Monday, July 09, 2012

John Protevi
"Ostrom begins by reviewing evidence for strong reciprocators, which contradicts [Rational Choice Theory's] assumption that rational egoists (utility maximizers driven only by external rewards / punishments) are the only type of agent that needs to be modeled to account for social behavior. Thus we need to model different ratios of strong reciprocators and rational egoists and how those ratios change over time given different conditions."

Strong reciprocators are conditional altruistic cooperators and conditional altruistic punishers. They are concerned with fairness of process rather than only outcomes. Thus they have internal motivations.
Grateful to know that my elementary school teachers were not figments of my imagination.

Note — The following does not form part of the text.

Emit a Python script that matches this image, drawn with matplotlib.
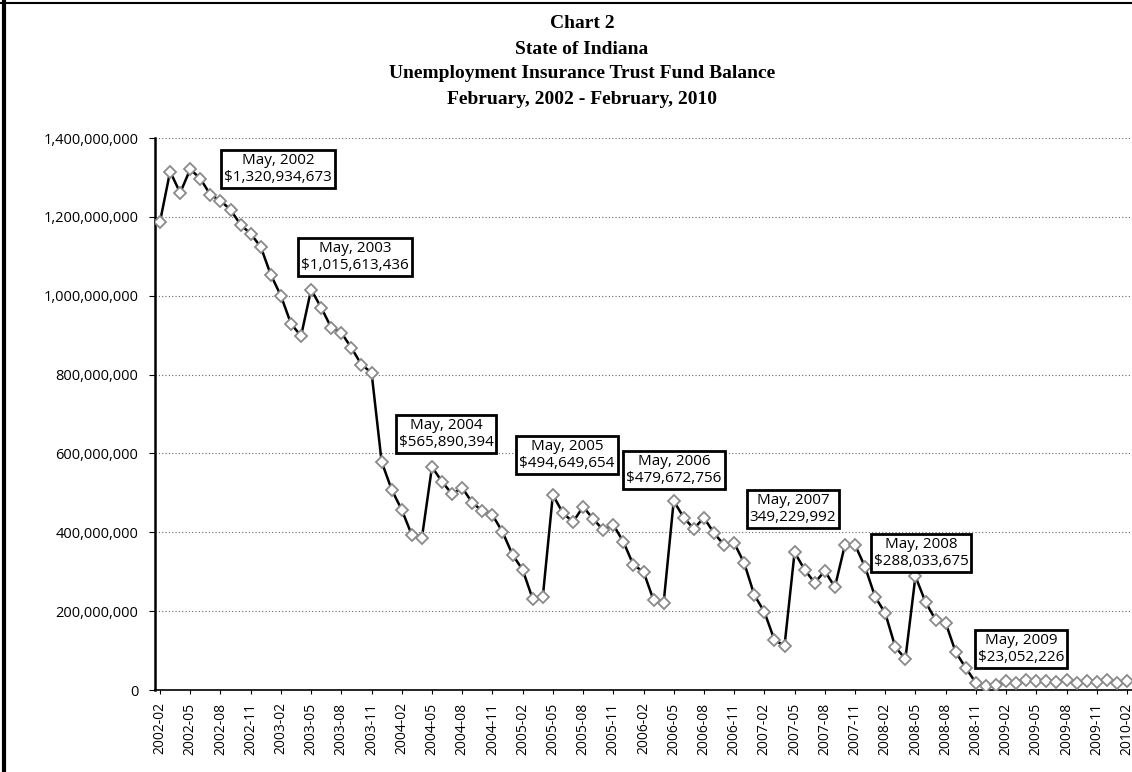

Popular long-time liberal blogger, "Digby".
"To me this is the most startling observation of the book. (Not the only one, mind you, just the most startling.) If he's right, that income inequality always ends up rigging the game on behalf of the elites, then the whole liberal project of "equality of opportunity" is called into question, right? Opportunity alone is never going to cut it."
Not sure what to say.

Protevi, again, in a different post
Deleuze and Guattari say of art that it is a mode of thought, like philosophy and science, but that it thinks in "percepts and affects" rather than in concepts or functions, the respective media of philosophy and science. Furthermore, art requires material that will preserve the work of art; by means of the material, art "extracts" a bloc of sensation (percepts and affects). Without getting into the details, it's the lack of a preserving material that makes sport a bad fit under the concept of art Deleuze and Guattari lay out.
So actors and musicians aren't artists while playwrights and composers are.

Protevi responds: "Yeah, it's pretty clear they mean the plastic arts when they say 'art.' Though there is a big Deleuze and the arts discourse I don't follow and I'm sure there's ways to talk about performance in Deleuzean terms."

Tennis is performance.
We've been here before [so many times]

Henry Farrell
Matthew Yglesias has a post responding to my post below. My original intention was to roll it into an update – I then decided it was worth responding to on its own because it exemplifies a number of common mistakes in thinking about markets. In order:
(1) Arguments about freedom do not equate to arguments about economic efficiency.
(2) Market outcomes are not ‘natural’
(3) Market outcomes have no inherent normative weight
(4) Actually existing markets do not clear by magic
(5) Neo-classical economics, as it is usually deployed by policy technocrats, tends systematically to obscure rather than to enlighten
Each of those numbers introduce from two to four paragraphs, including quotes from the idiot/asshole Shalizi. The length of the whole thing is a bit more than 1600 words.

Yglesias' post is titled "Life Is Good for Skilled Workers".
Maybe there are two companies in town running roughly similar businesses that require the use of some unskilled labor. Both firms are concerned about the problem of employee theft, and both firms are also interested in paying their workers as little as possible. At one firm, they're offering the federal minimum wage of $7.25 an hour, and they're losing some product. At another firm, they're offering $8.25 an hour but searching employees and experiencing less loss to theft. Sometimes people get so fed up with that bullshit that they quit and go across town to the lower-paid, less pleasant job. Other times people get fed up with trying to make ends meet on a minimum wage job, so they quit and go across town and subject themselves to humiliating searches in exchange for more money. Sad stories all around, but telling the higher-paying firm that its business model is illegal and it has to switch to the lower-paying one isn't going to make the stories any less sad.
Yglesias' friends are skilled workers. If he started a company and hired a few of his friends he would not pay them as little as possible; he would feel obligated to pay them enough that they maintained a mutual respect.

repeats of fucking repeats.
A friend of Matthew Y.
And for the record (don't post this), Yglesias as an individual has a great, self-aware sense of humor and is much more starkly honest (if also unapologetic) about his own elitism than most liberals. Take him out for a beer and I think you'd find that.